TASK DIRECTIONS:
Copy each line below that contains "this".

SUPPLIED MATERIAL:
## Start

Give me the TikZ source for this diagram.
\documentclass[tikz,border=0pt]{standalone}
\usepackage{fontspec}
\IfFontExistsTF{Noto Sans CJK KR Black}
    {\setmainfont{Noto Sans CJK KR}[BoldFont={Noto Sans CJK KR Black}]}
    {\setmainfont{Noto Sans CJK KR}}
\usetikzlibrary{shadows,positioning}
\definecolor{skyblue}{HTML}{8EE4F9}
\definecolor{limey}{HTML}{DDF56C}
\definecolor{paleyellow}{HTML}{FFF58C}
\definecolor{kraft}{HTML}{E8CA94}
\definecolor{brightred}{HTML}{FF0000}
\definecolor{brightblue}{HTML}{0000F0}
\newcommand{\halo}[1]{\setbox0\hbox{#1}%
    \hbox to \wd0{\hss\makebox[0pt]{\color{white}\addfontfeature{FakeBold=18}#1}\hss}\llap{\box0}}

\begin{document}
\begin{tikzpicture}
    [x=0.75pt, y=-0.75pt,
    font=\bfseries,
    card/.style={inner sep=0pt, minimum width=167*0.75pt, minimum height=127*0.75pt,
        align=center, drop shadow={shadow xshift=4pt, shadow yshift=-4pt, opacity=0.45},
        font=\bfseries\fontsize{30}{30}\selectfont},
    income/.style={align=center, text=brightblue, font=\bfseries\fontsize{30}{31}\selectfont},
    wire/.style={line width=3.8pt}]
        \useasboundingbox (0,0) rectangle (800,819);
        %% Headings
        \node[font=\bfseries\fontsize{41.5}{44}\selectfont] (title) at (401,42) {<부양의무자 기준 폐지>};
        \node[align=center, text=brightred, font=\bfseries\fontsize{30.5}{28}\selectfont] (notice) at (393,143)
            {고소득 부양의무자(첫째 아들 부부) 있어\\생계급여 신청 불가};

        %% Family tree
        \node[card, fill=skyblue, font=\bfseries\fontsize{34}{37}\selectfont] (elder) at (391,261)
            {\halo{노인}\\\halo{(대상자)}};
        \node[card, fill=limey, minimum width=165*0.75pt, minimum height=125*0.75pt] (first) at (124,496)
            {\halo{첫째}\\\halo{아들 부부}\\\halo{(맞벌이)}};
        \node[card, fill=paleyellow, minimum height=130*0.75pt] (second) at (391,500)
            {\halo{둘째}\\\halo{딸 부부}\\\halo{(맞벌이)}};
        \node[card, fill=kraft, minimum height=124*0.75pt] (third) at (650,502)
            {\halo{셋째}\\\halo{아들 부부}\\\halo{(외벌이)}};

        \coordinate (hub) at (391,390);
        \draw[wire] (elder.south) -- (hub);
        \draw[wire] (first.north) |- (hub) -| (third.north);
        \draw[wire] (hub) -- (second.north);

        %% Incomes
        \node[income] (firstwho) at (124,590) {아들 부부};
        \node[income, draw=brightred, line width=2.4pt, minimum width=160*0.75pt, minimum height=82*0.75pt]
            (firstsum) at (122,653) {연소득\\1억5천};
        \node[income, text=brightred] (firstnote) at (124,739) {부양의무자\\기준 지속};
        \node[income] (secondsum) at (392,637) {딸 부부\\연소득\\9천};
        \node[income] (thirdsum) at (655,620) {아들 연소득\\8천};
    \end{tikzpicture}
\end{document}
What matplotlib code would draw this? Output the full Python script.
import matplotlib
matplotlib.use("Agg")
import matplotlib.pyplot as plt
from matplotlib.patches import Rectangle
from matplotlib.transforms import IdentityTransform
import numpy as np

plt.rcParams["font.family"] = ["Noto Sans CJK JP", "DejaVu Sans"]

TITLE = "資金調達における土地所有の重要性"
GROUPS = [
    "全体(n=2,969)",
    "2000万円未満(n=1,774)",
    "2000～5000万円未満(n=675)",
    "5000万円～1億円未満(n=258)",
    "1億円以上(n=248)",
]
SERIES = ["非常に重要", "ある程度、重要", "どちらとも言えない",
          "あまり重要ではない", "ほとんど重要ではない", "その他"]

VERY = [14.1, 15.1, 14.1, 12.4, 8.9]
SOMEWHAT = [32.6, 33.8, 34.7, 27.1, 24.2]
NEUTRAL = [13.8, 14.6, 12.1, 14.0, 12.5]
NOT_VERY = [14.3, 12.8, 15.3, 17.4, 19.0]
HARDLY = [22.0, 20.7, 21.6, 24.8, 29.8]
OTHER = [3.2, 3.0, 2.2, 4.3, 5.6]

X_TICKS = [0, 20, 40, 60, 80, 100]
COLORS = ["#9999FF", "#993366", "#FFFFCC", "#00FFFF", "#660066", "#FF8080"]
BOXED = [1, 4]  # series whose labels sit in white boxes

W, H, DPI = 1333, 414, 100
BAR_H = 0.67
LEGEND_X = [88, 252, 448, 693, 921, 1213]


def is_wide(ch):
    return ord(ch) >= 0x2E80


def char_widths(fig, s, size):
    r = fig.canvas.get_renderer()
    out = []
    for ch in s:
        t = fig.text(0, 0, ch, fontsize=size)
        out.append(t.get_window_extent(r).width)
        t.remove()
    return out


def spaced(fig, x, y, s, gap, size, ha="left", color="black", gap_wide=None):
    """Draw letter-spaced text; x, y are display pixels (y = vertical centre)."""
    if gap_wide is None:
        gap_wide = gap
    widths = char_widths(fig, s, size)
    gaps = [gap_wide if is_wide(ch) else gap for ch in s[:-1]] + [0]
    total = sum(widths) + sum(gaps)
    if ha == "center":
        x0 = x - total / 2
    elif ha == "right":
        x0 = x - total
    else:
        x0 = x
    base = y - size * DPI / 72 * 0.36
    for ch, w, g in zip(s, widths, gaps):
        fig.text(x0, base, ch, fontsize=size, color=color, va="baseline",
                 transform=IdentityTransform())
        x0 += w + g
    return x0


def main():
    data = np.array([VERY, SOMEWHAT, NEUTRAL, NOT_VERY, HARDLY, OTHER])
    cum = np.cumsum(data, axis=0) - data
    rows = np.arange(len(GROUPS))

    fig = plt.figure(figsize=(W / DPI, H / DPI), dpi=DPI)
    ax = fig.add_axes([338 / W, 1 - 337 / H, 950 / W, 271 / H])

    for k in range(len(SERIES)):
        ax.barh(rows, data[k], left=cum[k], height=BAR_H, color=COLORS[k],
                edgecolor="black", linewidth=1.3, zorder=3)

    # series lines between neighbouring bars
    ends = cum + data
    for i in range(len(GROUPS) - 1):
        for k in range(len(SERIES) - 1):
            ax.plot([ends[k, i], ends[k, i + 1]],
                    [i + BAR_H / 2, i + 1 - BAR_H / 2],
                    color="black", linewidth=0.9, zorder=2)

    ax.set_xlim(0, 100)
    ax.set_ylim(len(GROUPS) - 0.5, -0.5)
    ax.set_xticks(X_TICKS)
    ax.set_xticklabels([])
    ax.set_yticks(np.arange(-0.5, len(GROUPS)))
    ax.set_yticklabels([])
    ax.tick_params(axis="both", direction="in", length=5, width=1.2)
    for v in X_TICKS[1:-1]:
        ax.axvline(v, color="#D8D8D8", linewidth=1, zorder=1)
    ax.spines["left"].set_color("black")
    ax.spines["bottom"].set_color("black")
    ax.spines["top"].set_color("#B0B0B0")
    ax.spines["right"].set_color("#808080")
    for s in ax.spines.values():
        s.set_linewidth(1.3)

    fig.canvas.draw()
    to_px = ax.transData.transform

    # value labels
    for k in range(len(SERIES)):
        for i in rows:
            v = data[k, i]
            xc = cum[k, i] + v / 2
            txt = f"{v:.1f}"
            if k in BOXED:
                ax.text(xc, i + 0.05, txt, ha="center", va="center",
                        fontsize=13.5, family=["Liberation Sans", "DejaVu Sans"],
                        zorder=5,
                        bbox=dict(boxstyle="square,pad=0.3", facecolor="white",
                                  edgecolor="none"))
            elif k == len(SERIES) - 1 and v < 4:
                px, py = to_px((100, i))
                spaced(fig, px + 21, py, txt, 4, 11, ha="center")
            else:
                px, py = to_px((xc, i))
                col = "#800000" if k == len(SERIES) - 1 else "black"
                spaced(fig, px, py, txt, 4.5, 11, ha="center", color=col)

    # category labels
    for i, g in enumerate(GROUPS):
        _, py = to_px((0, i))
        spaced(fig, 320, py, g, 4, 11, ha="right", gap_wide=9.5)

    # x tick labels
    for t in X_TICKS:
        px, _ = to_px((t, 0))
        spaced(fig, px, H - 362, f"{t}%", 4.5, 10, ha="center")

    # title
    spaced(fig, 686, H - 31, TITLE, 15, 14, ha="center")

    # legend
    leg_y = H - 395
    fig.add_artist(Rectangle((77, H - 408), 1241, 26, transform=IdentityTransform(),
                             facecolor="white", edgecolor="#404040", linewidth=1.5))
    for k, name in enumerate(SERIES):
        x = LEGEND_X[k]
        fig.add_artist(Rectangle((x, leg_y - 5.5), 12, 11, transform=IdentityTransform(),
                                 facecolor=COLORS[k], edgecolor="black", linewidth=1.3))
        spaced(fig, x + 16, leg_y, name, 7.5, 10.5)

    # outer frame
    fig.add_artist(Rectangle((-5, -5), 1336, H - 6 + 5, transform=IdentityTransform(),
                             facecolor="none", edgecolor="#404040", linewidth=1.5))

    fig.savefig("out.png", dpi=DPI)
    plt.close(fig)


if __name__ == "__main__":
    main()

## End
## Start

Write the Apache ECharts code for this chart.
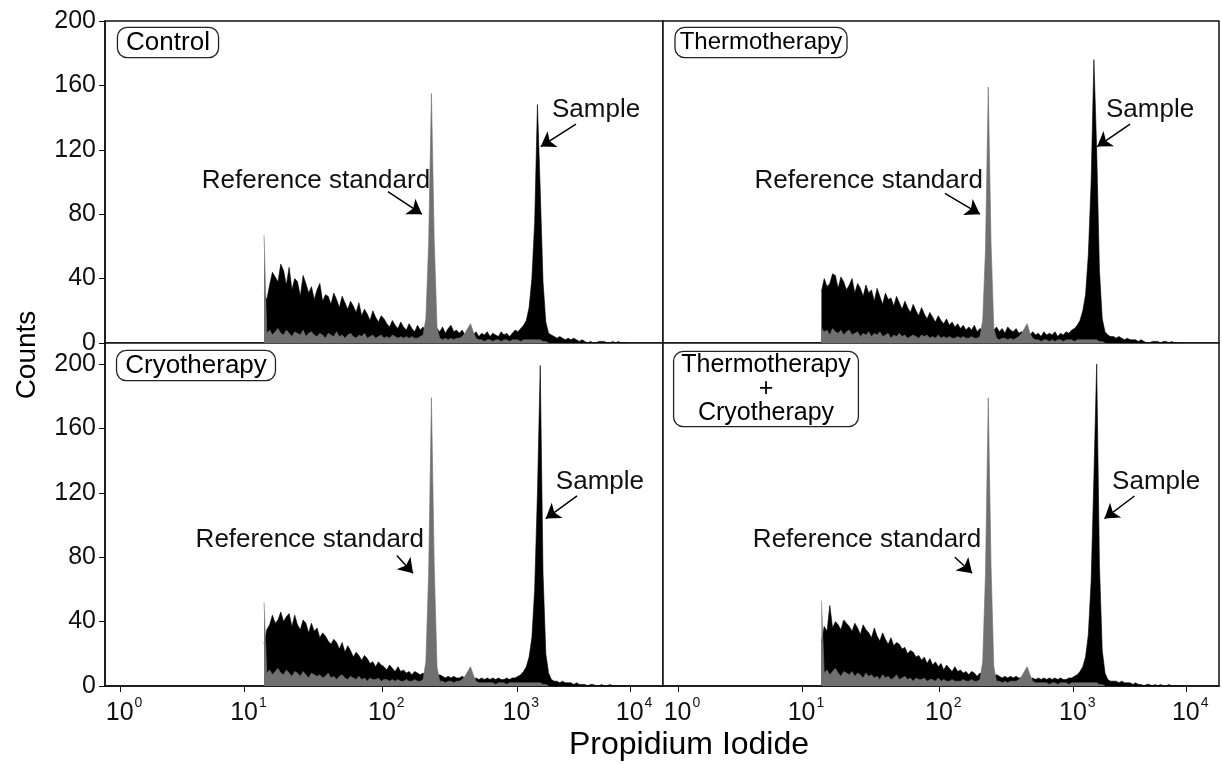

## End
## Start

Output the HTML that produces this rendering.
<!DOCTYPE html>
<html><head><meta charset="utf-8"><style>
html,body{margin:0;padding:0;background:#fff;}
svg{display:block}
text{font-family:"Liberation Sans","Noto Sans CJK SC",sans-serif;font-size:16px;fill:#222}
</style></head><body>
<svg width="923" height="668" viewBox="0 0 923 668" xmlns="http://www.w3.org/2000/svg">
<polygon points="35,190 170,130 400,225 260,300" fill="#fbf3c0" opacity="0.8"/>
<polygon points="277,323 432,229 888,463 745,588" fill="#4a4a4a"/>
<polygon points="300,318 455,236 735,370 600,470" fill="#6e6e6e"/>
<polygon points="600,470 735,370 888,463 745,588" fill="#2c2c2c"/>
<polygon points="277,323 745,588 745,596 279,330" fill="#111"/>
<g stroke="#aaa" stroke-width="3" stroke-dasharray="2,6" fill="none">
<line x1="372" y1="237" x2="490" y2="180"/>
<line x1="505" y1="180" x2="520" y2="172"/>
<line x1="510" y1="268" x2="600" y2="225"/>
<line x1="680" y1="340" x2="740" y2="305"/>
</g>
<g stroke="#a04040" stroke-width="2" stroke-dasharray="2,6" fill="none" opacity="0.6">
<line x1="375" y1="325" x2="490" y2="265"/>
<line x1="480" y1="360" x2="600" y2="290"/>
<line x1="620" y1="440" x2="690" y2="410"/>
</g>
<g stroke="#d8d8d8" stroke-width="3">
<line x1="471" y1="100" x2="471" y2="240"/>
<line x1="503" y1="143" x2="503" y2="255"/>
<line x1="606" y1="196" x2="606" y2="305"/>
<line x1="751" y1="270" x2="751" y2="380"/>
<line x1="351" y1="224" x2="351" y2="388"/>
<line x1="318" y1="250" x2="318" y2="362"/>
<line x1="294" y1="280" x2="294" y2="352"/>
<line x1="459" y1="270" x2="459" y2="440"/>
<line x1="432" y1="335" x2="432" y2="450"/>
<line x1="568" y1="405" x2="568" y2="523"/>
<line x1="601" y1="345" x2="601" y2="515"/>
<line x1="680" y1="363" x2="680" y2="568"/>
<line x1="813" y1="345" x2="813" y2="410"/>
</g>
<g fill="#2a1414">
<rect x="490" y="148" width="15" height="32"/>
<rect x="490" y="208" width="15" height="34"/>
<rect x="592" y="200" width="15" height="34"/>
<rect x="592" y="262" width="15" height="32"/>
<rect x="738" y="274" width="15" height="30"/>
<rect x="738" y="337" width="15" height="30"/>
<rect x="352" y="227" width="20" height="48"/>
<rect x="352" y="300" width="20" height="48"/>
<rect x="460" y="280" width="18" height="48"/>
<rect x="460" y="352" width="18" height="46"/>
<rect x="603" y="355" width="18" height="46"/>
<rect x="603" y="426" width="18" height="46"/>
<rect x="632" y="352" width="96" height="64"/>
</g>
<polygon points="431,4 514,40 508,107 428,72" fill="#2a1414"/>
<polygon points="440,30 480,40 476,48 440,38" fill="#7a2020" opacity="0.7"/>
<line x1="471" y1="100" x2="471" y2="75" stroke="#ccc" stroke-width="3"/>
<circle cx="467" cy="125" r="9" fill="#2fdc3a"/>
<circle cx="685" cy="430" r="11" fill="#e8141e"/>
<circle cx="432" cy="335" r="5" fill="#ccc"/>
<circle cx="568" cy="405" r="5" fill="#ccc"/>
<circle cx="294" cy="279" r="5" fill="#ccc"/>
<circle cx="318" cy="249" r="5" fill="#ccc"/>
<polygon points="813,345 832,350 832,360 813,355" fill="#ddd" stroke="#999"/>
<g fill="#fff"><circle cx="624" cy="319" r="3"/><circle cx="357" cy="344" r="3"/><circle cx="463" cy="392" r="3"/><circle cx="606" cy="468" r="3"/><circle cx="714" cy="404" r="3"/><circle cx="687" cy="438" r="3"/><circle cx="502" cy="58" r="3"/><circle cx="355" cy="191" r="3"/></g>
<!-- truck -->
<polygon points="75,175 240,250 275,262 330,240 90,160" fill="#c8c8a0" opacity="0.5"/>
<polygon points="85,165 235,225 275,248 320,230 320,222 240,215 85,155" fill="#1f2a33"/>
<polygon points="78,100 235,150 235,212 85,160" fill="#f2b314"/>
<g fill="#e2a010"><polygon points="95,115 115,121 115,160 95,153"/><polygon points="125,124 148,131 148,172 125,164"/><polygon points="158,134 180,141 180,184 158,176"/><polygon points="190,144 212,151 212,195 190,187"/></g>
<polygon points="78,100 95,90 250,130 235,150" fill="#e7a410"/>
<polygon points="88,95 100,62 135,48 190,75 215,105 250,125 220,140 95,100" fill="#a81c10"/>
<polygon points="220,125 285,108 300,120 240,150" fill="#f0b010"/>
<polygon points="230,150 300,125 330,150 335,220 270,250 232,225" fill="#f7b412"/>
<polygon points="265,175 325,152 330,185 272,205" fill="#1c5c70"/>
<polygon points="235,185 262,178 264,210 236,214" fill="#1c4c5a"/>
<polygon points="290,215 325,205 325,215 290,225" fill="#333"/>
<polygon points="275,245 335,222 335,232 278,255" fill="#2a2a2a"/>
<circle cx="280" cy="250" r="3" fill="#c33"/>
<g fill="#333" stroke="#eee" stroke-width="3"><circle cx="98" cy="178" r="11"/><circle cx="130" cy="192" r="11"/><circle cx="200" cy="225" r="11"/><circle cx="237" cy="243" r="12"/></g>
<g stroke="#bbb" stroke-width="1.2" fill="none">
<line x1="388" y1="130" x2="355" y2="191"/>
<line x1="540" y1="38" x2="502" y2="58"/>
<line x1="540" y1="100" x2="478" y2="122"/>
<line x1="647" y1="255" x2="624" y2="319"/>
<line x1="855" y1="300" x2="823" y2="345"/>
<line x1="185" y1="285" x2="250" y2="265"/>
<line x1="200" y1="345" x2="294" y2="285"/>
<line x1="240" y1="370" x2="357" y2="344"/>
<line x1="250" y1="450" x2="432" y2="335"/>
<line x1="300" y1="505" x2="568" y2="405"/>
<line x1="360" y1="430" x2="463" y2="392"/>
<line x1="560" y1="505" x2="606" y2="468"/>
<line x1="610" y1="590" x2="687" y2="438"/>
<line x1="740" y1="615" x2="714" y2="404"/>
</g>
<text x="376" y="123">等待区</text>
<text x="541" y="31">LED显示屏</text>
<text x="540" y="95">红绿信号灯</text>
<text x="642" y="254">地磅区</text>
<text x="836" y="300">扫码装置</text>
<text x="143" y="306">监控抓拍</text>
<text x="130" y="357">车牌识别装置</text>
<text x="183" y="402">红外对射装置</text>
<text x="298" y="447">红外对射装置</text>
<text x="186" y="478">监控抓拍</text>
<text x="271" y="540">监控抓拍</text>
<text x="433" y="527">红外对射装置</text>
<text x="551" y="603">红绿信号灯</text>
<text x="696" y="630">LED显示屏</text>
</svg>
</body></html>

## End

FINISHED TASK:
Give me the TikZ source for this diagram.
What matplotlib code would draw this? Output the full Python script.
Write the Apache ECharts code for this chart.
Output the HTML that produces this rendering.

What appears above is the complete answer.